[Given material]
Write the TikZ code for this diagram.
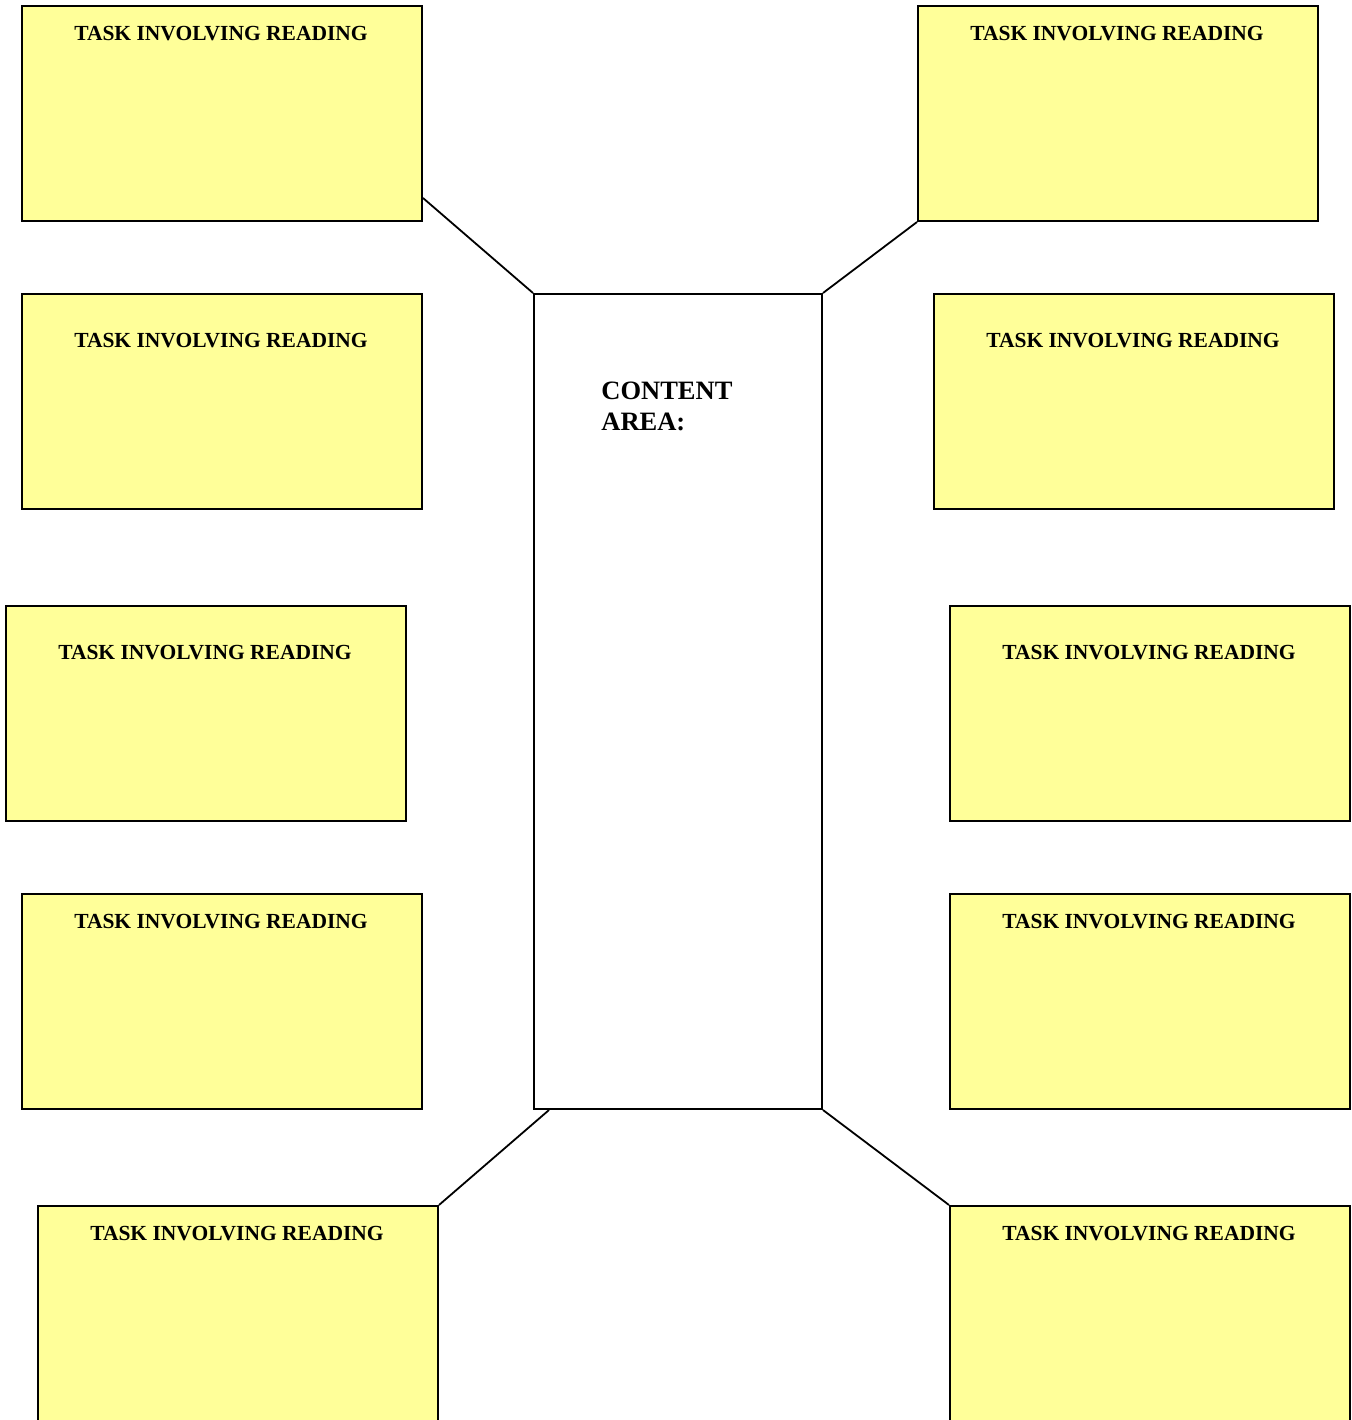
\documentclass[tikz,border=0pt]{standalone}
\usepackage{fontspec}
\setmainfont{Liberation Serif}
\usetikzlibrary{calc}
\definecolor{notepad}{HTML}{FFFF99}
\tikzset{
  taskbox/.style={draw=black, fill=notepad, line width=1pt, rectangle,
    minimum width=200pt, minimum height=107.5pt, inner sep=0pt},
  hubbox/.style={draw=black, fill=white, line width=1pt, rectangle,
    minimum width=144pt, minimum height=407.5pt, inner sep=0pt},
  tasktitle/.style={anchor=base, inner sep=0pt,
    font=\fontsize{10.75pt}{13pt}\selectfont\bfseries},
  hubtitle/.style={anchor=base west, inner sep=0pt,
    font=\fontsize{13.25pt}{15pt}\selectfont\bfseries},
  link/.style={draw=black, line width=0.9pt}
}
\begin{document}
\begin{tikzpicture}[x=0.5pt, y=-0.5pt]
  \useasboundingbox (0,0) rectangle (1352,1420);
  \clip (0,0) rectangle (1352,1420);

  % central content area
  \node[hubbox] (hub) at (678,701.5) {};
  \node[hubtitle] (hubA) at ($(hub.north west)+(68,106)$) {CONTENT};
  \node[hubtitle] (hubB) at ($(hub.north west)+(68,137)$) {AREA:};

  % reading tasks, left column
  \node[taskbox] (l1) at (222,113.5) {};
  \node[taskbox] (l2) at (222,401.5) {};
  \node[taskbox] (l3) at (206,713.5) {};
  \node[taskbox] (l4) at (222,1001.5) {};
  \node[taskbox] (l5) at (238,1313.5) {};
  % reading tasks, right column
  \node[taskbox] (r1) at (1118,113.5) {};
  \node[taskbox] (r2) at (1134,401.5) {};
  \node[taskbox] (r3) at (1150,713.5) {};
  \node[taskbox] (r4) at (1150,1001.5) {};
  \node[taskbox] (r5) at (1150,1313.5) {};

  % box headings: first line sits lower in the middle rows
  \foreach \b in {l1,l4,l5,r1,r4,r5}
    \node[tasktitle] (\b-title) at ($(\b.north)+(-1,35)$) {TASK INVOLVING READING};
  \foreach \b in {l2,l3,r2,r3}
    \node[tasktitle] (\b-title) at ($(\b.north)+(-1,54)$) {TASK INVOLVING READING};

  % connectors to the hub
  \draw[link] ($(l1.south east)+(0,-24)$) -- (hub.north west);
  \draw[link] (r1.south west) -- (hub.north east);
  \draw[link] ($(l2.east)+(0,11.5)$) -- ($(l2.east)+(0,11.5)$ -| hub.west);
  \draw[link] ($(r2.west)+(0,11.5)$) -- ($(r2.west)+(0,11.5)$ -| hub.east);
  \draw[link] ($(l3.east)+(0,-11.5)$) -- ($(l3.east)+(0,-11.5)$ -| hub.west);
  \draw[link] ($(r3.west)+(0,-11.5)$) -- ($(r3.west)+(0,-11.5)$ -| hub.east);
  \draw[link] ($(l4.east)+(0,-11.5)$) -- ($(l4.east)+(0,-11.5)$ -| hub.west);
  \draw[link] ($(r4.west)+(0,-11.5)$) -- ($(r4.west)+(0,-11.5)$ -| hub.east);
  \draw[link] ($(hub.south west)+(16,0)$) -- (l5.north east);
  \draw[link] (hub.south east) -- (r5.north west);
\end{tikzpicture}
\end{document}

[Task to carry out]
Copy the material exactly. Do not include the pictures.

[Solution to this problem]
Write the TikZ code for this diagram.
\documentclass[tikz,border=0pt]{standalone}
\usepackage{fontspec}
\setmainfont{Liberation Serif}
\usetikzlibrary{calc}
\definecolor{notepad}{HTML}{FFFF99}
\tikzset{
  taskbox/.style={draw=black, fill=notepad, line width=1pt, rectangle,
    minimum width=200pt, minimum height=107.5pt, inner sep=0pt},
  hubbox/.style={draw=black, fill=white, line width=1pt, rectangle,
    minimum width=144pt, minimum height=407.5pt, inner sep=0pt},
  tasktitle/.style={anchor=base, inner sep=0pt,
    font=\fontsize{10.75pt}{13pt}\selectfont\bfseries},
  hubtitle/.style={anchor=base west, inner sep=0pt,
    font=\fontsize{13.25pt}{15pt}\selectfont\bfseries},
  link/.style={draw=black, line width=0.9pt}
}
\begin{document}
\begin{tikzpicture}[x=0.5pt, y=-0.5pt]
  \useasboundingbox (0,0) rectangle (1352,1420);
  \clip (0,0) rectangle (1352,1420);

  % central content area
  \node[hubbox] (hub) at (678,701.5) {};
  \node[hubtitle] (hubA) at ($(hub.north west)+(68,106)$) {CONTENT};
  \node[hubtitle] (hubB) at ($(hub.north west)+(68,137)$) {AREA:};

  % reading tasks, left column
  \node[taskbox] (l1) at (222,113.5) {};
  \node[taskbox] (l2) at (222,401.5) {};
  \node[taskbox] (l3) at (206,713.5) {};
  \node[taskbox] (l4) at (222,1001.5) {};
  \node[taskbox] (l5) at (238,1313.5) {};
  % reading tasks, right column
  \node[taskbox] (r1) at (1118,113.5) {};
  \node[taskbox] (r2) at (1134,401.5) {};
  \node[taskbox] (r3) at (1150,713.5) {};
  \node[taskbox] (r4) at (1150,1001.5) {};
  \node[taskbox] (r5) at (1150,1313.5) {};

  % box headings: first line sits lower in the middle rows
  \foreach \b in {l1,l4,l5,r1,r4,r5}
    \node[tasktitle] (\b-title) at ($(\b.north)+(-1,35)$) {TASK INVOLVING READING};
  \foreach \b in {l2,l3,r2,r3}
    \node[tasktitle] (\b-title) at ($(\b.north)+(-1,54)$) {TASK INVOLVING READING};

  % connectors to the hub
  \draw[link] ($(l1.south east)+(0,-24)$) -- (hub.north west);
  \draw[link] (r1.south west) -- (hub.north east);
  \draw[link] ($(l2.east)+(0,11.5)$) -- ($(l2.east)+(0,11.5)$ -| hub.west);
  \draw[link] ($(r2.west)+(0,11.5)$) -- ($(r2.west)+(0,11.5)$ -| hub.east);
  \draw[link] ($(l3.east)+(0,-11.5)$) -- ($(l3.east)+(0,-11.5)$ -| hub.west);
  \draw[link] ($(r3.west)+(0,-11.5)$) -- ($(r3.west)+(0,-11.5)$ -| hub.east);
  \draw[link] ($(l4.east)+(0,-11.5)$) -- ($(l4.east)+(0,-11.5)$ -| hub.west);
  \draw[link] ($(r4.west)+(0,-11.5)$) -- ($(r4.west)+(0,-11.5)$ -| hub.east);
  \draw[link] ($(hub.south west)+(16,0)$) -- (l5.north east);
  \draw[link] (hub.south east) -- (r5.north west);
\end{tikzpicture}
\end{document}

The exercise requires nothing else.